LGBTQ Ugandans face backlash amid parliament probe

STORY: LGBTQ activist Eric Ndawula is gathering laundry from outside his home in Uganda's capital Kampala.

But, he says, he won't be living here by the end of the month.

Last month, Uganda's parliament ordered an investigation into the alleged promotion of homosexuality in schools.

Days later a video circulated online identifying Ndawula as gay.

His landlord showed him the video, before serving him with an eviction notice.

"I am now a threat to the children around because I am going to per say recruit them into homosexuality. I have been in this house for over four years."

Activists say lesbian, gay, bisexual and transgender Ugandans have been hit by a wave of discrimination and violence since parliament announced its investigation.

Their status is already precarious in Uganda, where same-sex relations are punishable by up to life in prison.

"There are a lot of people that I know that have chosen to re-closet themselves, hide deep under because they are scared of coming out."

Frank Mugisha is a rights activist whose charity was closed last year.

"From parliament, from all different bodies of government is a clear indication that they want to erase anything around the human rights of LGBTQ persons in Uganda.
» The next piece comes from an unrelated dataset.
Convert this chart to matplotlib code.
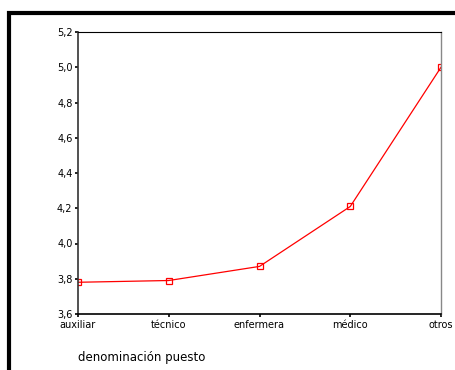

And definitely the end game is come up with a stronger legislation."

On Tuesday (February 28), lawmaker Asuman Basalirwa was given leave of parliament to prepare a new anti-LGBT law.

He said it would criminalize a range of activities including "aiding, abetting, promoting and recruitment" of people into homosexuality.

That would make it similar to a 2013 anti-gay law that was condemned by the United States and other Western donors.

It was struck down by a court as unconstitutional in 2014.

"To find that about a hundred schools are consuming study material that is contaminated with this kind of vice. It is not something that just comes by."

Cuthbert Abigaba is the lawmaker leading the parliamentary investigation.

"Whether new laws come, some of us will support because we are not willing to see our generation, our country get extinct."

Activists say the vitriolic language being used by officials, as well as recent anti-gay comments by President Yoweri Museveni and the head of Uganda's Anglican church, has already had far-reaching consequences.

One Kampala-based human rights advocate said he was aware of victims who had been detained, beaten and threatened - as well as one who was nearly castrated by a mob.